Civil society under greater threat as draconian law comes into force


As previously covered on the CIVICUS Monitor, the Egyptian Parliament passed a draconian law on non-governmental organisations in late November 2016

On 29th May 2017, that law came into force with potentially devastating affects on both domestic and international organisations operating in Egypt. Many claim that the Egyptian authorities intend to eradicate as many independent watchdog organisations as possible. The new law in particular targets foreign civic groups through burdensome regulations and bureaucratic restrictions. And domestic organisations must now seek state permission before publishing any results from a survey or study done in Egypt. Over 46,000 organisations must comply with the new regulations within one year or face hefty fines or even prison time.  

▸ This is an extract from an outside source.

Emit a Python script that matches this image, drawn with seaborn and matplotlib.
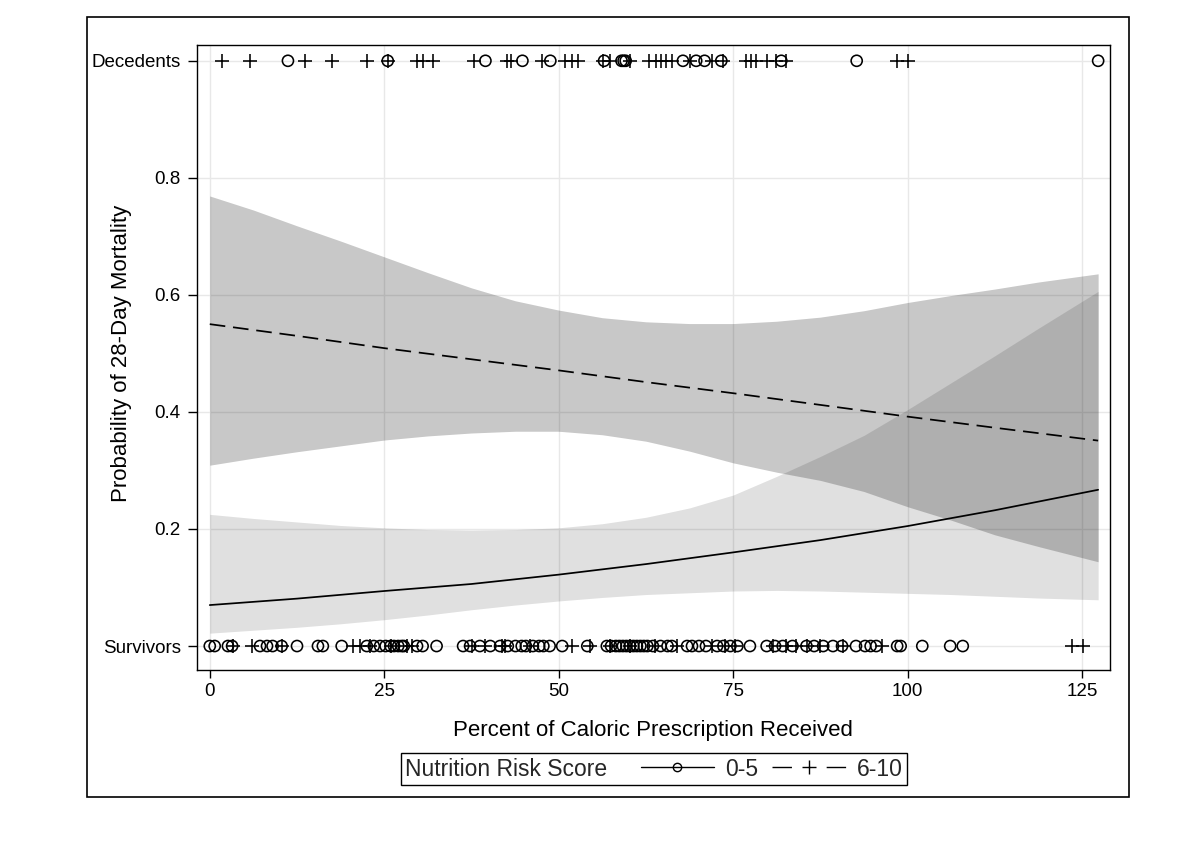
import matplotlib
matplotlib.use("Agg")
import matplotlib.pyplot as plt
from matplotlib.lines import Line2D
from matplotlib.patches import Rectangle
from matplotlib.offsetbox import HPacker
import seaborn as sns

# observed outcomes (percent of caloric prescription received), by nutrition risk score
decedents_05 = [11.2, 25.5, 39.5, 44.8, 48.8, 56.5, 59.0, 59.3, 59.6, 67.8, 69.7, 70.9,
                73.3, 81.9, 92.7, 127.3]
decedents_610 = [1.7, 5.7, 13.6, 17.5, 22.6, 25.5, 29.7, 30.5, 32.0, 37.8, 42.6, 43.1,
                 47.6, 50.9, 51.9, 52.8, 56.3, 57.3, 60.2, 62.9, 63.9, 64.6, 65.4, 66.2,
                 68.8, 72.0, 73.5, 76.9, 77.6, 78.3, 79.8, 81.2, 82.6, 98.5, 100.1]
survivors_05 = [0.0, 0.7, 2.6, 3.2, 7.2, 8.2, 9.0, 10.3, 12.5, 15.5, 16.2, 18.9, 22.5,
                23.5, 24.4, 25.2, 25.9, 26.4, 27.0, 27.5, 27.8, 29.7, 30.5, 32.5, 36.3,
                37.3, 38.7, 40.2, 41.6, 42.7, 43.8, 44.7, 45.3, 46.3, 47.2, 47.8, 48.7,
                50.5, 54.1, 56.9, 57.5, 58.2, 58.7, 59.2, 59.7, 60.2, 60.7, 61.2, 61.7,
                62.2, 62.7, 63.5, 64.6, 65.6, 66.2, 68.4, 69.1, 70.1, 71.1, 72.7, 73.6,
                74.6, 75.6, 77.4, 79.8, 81.0, 82.1, 83.5, 85.5, 86.6, 87.9, 89.3, 90.6,
                92.6, 93.9, 94.7, 95.5, 98.5, 99.0, 102.1, 106.1, 107.9]
survivors_610 = [3.3, 6.1, 10.3, 20.5, 21.5, 23.0, 25.9, 28.2, 29.0, 37.6, 39.4, 41.9,
                 42.3, 45.9, 51.9, 54.5, 57.3, 60.2, 63.8, 66.9, 72.0, 73.8, 75.3, 80.7,
                 82.6, 84.0, 85.6, 87.4, 90.7, 96.3, 123.6, 125.1]

# fitted probabilities
pct = [0, 12.5, 25, 37.5, 50, 62.5, 75, 87.5, 100, 112.5, 127.3]
pred_05 = [0.070, 0.081, 0.094, 0.106, 0.122, 0.140, 0.160, 0.181, 0.205, 0.232, 0.267]
pred_610 = [0.550, 0.530, 0.509, 0.490, 0.471, 0.451, 0.432, 0.412, 0.392, 0.373, 0.351]

# confidence limits
pct_band = [0, 6.25, 12.5, 18.75, 25, 31.25, 37.5, 43.75, 50, 56.25, 62.5, 68.75, 75,
            81.25, 87.5, 93.75, 100, 106.25, 112.5, 118.75, 127.3]
upper_05 = [0.225, 0.218, 0.212, 0.206, 0.202, 0.199, 0.198, 0.199, 0.202, 0.209, 0.220,
            0.236, 0.258, 0.290, 0.324, 0.360, 0.404, 0.450, 0.496, 0.543, 0.606]
lower_05 = [0.022, 0.027, 0.032, 0.038, 0.045, 0.053, 0.062, 0.070, 0.077, 0.083, 0.088,
            0.091, 0.094, 0.095, 0.094, 0.092, 0.090, 0.088, 0.085, 0.082, 0.079]
upper_610 = [0.769, 0.745, 0.718, 0.692, 0.665, 0.638, 0.612, 0.590, 0.574, 0.561, 0.554,
             0.551, 0.551, 0.555, 0.562, 0.573, 0.587, 0.599, 0.610, 0.622, 0.636]
lower_610 = [0.309, 0.321, 0.332, 0.342, 0.352, 0.359, 0.364, 0.367, 0.367, 0.361, 0.350,
             0.333, 0.313, 0.297, 0.283, 0.264, 0.238, 0.215, 0.190, 0.170, 0.144]

xticks = [0, 25, 50, 75, 100, 125]
yticks = [0, 0.2, 0.4, 0.6, 0.8, 1.0]
yticklabels = ["Survivors", "0.2", "0.4", "0.6", "0.8", "Decedents"]

sns.set_theme(style="whitegrid")
plt.rcParams['font.family'] = ['Liberation Sans', 'DejaVu Sans']

fig = plt.figure(figsize=(12, 8.41), dpi=100)
ax = fig.add_axes([0.164, 0.2033, 0.761, 0.7432])

# confidence bands
ax.fill_between(pct_band, lower_05, upper_05, color="black", alpha=0.12, lw=0, zorder=1)
ax.fill_between(pct_band, lower_610, upper_610, color="black", alpha=0.215, lw=0, zorder=1)

# fitted curves
sns.lineplot(x=pct, y=pred_05, color="black", lw=1.25, ax=ax, zorder=3)
sns.lineplot(x=pct, y=pred_610, color="black", lw=1.25, linestyle=(0, (9, 4.5)), ax=ax, zorder=3)

# observed points
circ = dict(marker="o", s=64, facecolor="none", edgecolor="black", linewidth=1.15, zorder=4)
plus = dict(marker="+", s=95, color="black", linewidth=1.15, zorder=4)
sns.scatterplot(x=decedents_05, y=[1.0] * len(decedents_05), ax=ax, **circ)
sns.scatterplot(x=survivors_05, y=[0.0] * len(survivors_05), ax=ax, **circ)
sns.scatterplot(x=decedents_610, y=[1.0] * len(decedents_610), ax=ax, **plus)
sns.scatterplot(x=survivors_610, y=[0.0] * len(survivors_610), ax=ax, **plus)

ax.set_xlim(-1.86, 129.0)
ax.set_ylim(-0.041, 1.027)
ax.set_xticks(xticks)
ax.set_yticks(yticks)
ax.set_yticklabels(yticklabels)
ax.grid(True, color="#e8e8e8", lw=1)
for s in ax.spines.values():
    s.set_color("black")
    s.set_linewidth(1)
ax.tick_params(axis="both", direction="out", width=1, color="black",
               labelsize=13.5, labelcolor="black", left=True, bottom=True)
ax.tick_params(axis="x", length=6, pad=3)
ax.tick_params(axis="y", length=6.5, pad=5)

ax.set_xlabel("Percent of Caloric Prescription Received", fontsize=16, color="black")
ax.set_ylabel("Probability of 28-Day Mortality", fontsize=16, color="black")
ax.xaxis.set_label_coords(0.5, -0.08)
ax.yaxis.set_label_coords(-0.071, 0.506)

# legend: title on the same row as the entries
handles = [
    Line2D([], [], color="black", lw=1, marker="o", mfc="none", mec="black", ms=6, mew=1),
    Line2D([], [], color="black", lw=1, ls=(0, (14, 25)), marker="+", ms=10, mew=1),
]
leg = ax.legend(handles, ["0-5", "6-10"], title="Nutrition Risk Score", ncol=2,
                loc="center", bbox_to_anchor=(0.545, 0.0856), bbox_transform=fig.transFigure,
                frameon=True, fancybox=False, shadow=False, edgecolor="black",
                fontsize=16.5, title_fontsize=16.5, handlelength=3.2, handletextpad=0.5,
                columnspacing=0.6, borderpad=0.2, numpoints=1, framealpha=1)
leg.get_frame().set_linewidth(1)
old_box = leg._legend_box
new_box = HPacker(pad=old_box.pad, sep=24, align="center", children=old_box.get_children())
new_box.set_figure(fig)
new_box.axes = ax
new_box.set_offset(leg._findoffset)
leg._legend_box = new_box

# outer frame around the whole graph
fig.add_artist(Rectangle((0.0725, 0.0523), 0.868, 0.9275, transform=fig.transFigure,
                         fill=False, edgecolor="black", lw=1.2))

fig.savefig("out.png", dpi=100, facecolor="white")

With the crackdown on independent civic groups intensifying, human rights defenders face an increased level of harassment and intimidation. In recent police raids, Egyptian authorities arrested 30 opposition activists. The recent arrest of prominent human rights lawyer and former presidential candidate, Khaled Ali, on 23rd May 2017 has raised suspicions that the authorities are using the judicial system to target dissidents. Although he was released on bail the next day, Ali's lawyers maintain that there was no legal basis for detention or a trial. Egyptian authorities questioned him over his use of “an indecent hand gesture” following a court dispute with Saudi Arabia over the sovereignty of two islands in the Red Sea, an accusation which his defence claims is baseless. 

In addition, the authorities are persecuting activists for allegedly using social media to criticise the government, insult the president or disturb public peace. In response to the persecution, harassment and intimidation, a coalition of opposition political parties, public figures and human rights organisations declared

"This is an atmosphere that seeks to inculcate and instill fear among the citizens. These practices, which act to intimidate young people, appear to be totally contradictory to the president's respect for the political parties, his support for them, his readiness to listen to different opinions and the opposition".

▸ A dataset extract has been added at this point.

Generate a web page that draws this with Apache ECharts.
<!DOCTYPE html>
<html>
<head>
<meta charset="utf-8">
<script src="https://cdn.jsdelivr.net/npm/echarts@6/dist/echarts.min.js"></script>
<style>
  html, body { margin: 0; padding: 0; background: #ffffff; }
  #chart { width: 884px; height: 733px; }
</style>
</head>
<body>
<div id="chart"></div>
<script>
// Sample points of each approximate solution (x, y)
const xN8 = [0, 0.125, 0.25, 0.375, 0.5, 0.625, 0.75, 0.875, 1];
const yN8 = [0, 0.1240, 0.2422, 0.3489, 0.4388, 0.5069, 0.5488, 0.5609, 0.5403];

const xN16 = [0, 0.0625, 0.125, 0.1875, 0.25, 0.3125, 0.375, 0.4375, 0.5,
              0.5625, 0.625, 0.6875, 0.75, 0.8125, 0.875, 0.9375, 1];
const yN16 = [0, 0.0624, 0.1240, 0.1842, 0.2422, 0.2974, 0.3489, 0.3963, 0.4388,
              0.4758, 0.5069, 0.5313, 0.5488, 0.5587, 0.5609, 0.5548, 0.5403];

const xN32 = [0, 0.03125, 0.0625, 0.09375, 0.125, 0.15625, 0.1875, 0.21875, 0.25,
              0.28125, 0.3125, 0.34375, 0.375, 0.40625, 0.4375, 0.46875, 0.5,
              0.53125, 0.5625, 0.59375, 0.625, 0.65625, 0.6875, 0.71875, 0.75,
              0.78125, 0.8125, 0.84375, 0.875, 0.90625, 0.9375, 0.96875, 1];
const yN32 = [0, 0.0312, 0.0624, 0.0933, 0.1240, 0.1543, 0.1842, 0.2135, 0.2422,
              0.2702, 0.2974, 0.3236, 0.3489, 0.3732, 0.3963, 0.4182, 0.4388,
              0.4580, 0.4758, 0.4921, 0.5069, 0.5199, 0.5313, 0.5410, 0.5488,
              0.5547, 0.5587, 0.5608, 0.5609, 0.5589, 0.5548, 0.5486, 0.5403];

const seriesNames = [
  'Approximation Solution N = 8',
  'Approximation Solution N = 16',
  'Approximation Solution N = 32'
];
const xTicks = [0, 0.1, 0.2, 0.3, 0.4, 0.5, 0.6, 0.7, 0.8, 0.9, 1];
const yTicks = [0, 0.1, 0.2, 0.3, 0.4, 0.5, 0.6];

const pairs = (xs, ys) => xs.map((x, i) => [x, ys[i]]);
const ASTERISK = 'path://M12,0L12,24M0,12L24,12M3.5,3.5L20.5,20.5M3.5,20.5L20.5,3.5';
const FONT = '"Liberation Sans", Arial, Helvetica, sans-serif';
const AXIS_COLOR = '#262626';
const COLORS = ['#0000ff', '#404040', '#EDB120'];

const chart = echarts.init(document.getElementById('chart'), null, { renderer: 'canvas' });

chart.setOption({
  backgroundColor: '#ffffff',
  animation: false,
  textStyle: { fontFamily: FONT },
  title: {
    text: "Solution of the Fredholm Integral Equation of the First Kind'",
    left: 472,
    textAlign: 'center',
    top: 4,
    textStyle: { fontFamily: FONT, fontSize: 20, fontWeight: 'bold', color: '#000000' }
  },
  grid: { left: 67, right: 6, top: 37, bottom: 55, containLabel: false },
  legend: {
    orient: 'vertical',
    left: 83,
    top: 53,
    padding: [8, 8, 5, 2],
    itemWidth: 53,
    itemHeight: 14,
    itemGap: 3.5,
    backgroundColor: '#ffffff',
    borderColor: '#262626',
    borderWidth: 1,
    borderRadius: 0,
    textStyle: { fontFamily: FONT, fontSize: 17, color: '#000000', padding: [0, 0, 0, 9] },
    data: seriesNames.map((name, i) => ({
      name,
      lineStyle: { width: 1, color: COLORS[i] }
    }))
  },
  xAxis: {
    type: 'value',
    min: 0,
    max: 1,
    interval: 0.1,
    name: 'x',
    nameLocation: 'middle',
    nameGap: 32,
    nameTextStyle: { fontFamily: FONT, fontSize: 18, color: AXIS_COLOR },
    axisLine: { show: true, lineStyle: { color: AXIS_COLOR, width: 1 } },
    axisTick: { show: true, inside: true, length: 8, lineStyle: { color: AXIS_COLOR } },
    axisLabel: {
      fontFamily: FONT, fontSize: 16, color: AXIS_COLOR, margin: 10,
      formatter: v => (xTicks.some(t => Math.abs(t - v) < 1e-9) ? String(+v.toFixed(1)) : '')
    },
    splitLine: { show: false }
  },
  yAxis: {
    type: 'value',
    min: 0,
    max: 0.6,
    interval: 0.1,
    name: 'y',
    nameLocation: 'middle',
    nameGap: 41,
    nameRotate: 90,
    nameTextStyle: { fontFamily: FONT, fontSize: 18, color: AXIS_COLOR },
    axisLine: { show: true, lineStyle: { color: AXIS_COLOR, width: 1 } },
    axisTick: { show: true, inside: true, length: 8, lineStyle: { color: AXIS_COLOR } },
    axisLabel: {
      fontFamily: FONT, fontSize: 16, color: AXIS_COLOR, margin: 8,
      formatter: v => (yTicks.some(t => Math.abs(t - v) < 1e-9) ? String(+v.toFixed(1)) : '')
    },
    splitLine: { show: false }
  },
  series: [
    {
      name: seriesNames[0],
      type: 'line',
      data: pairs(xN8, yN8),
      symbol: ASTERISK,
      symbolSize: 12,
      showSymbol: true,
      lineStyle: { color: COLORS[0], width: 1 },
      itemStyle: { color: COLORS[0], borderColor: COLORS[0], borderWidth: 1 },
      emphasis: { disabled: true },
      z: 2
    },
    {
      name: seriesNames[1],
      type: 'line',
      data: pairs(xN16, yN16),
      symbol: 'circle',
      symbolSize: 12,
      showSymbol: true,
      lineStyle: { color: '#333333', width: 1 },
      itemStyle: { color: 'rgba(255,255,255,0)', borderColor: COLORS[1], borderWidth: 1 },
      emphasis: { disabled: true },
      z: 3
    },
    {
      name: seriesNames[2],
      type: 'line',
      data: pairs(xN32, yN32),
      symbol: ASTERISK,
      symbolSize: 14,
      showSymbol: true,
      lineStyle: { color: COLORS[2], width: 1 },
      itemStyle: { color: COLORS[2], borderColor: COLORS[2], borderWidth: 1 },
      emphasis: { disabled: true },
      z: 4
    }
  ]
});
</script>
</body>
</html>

In another development featured on the CIVICUS Monitor, the ongoing "foreign funding" case has led to the repeated harassment of several human rights organisations. On 24th May 2017, the head of the Cairo Institute for Human Rights, Mohamed Zaree, was released on bail after being questioned on receiving foreign funds and spending them unlawfully with the intention of harming national security and national interests. Zaree is one of many prominent civil society leaders facing accusations, travel ban restrictions and intimidation from Egyptian authorities. 

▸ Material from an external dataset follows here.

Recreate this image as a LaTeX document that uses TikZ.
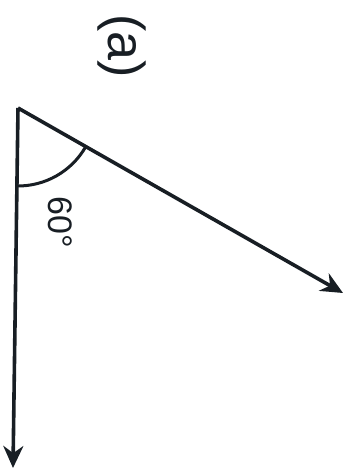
\documentclass[tikz,border=0pt]{standalone}
\usepackage{fontspec}
\setmainfont{Liberation Sans}
\usetikzlibrary{arrows.meta,calc}
\definecolor{Ink}{RGB}{24,30,36}
\tikzset{
  ray/.style={-{Stealth[length=11pt,width=10pt]},Ink,line width=1.8pt},
  angarc/.style={Ink,line width=1.5pt},
  tag/.style={font=\fontsize{26}{28}\selectfont,text=Ink,rotate=-90,inner sep=0pt},
  anglbl/.style={font=\fontsize{17}{19}\selectfont,text=Ink,rotate=-90,inner sep=0pt},
}
\begin{document}
\begin{tikzpicture}[x=0.5pt,y=-0.5pt]
    \useasboundingbox (0,0) rectangle (354,470);
    \coordinate (vtx) at (18,108);
    \coordinate (tipA) at (343,293);
    \coordinate (tipB) at (13,468);
    % rays
    \draw[ray] (vtx) -- (tipA);
    \draw[ray] (vtx) -- (tipB);
    % angle mark
    \draw[angarc] ([shift={(29.65:78)}]vtx) arc[start angle=29.65,end angle=90.8,radius=78];
    \node[anglbl] (ang) at (60,222) {60°};
    \node[tag] (lbl) at (122,46) {(a)};
\end{tikzpicture}
\end{document}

A recent statement from 17 civil society organisations called on the state to immediately cease its persecution of human rights defenders and its campaign against critics of the government. The statement also reaffirmed civil society's commitment to promoting human rights, stating: 

"Despite this ongoing intimidation, the organisations affirm that they will continue to fulfill their obligation towards all Egyptian citizens victimised by human rights abuses, regardless of their political, religious or ethnic affiliation, at any price". 


In addition to silencing civil society and individual citizens' voices, in May 2017 the Egyptian authorities blocked public access to 21 websites, including Mada Masr, Al Jazeera, Al Sharq, Masr Al Arabia, Arabic 21, Huffington Post Arabic, Horria post, Klmty, Rassd, among many others. The government claims that the websites were "spreading lies" and "supporting terrorism".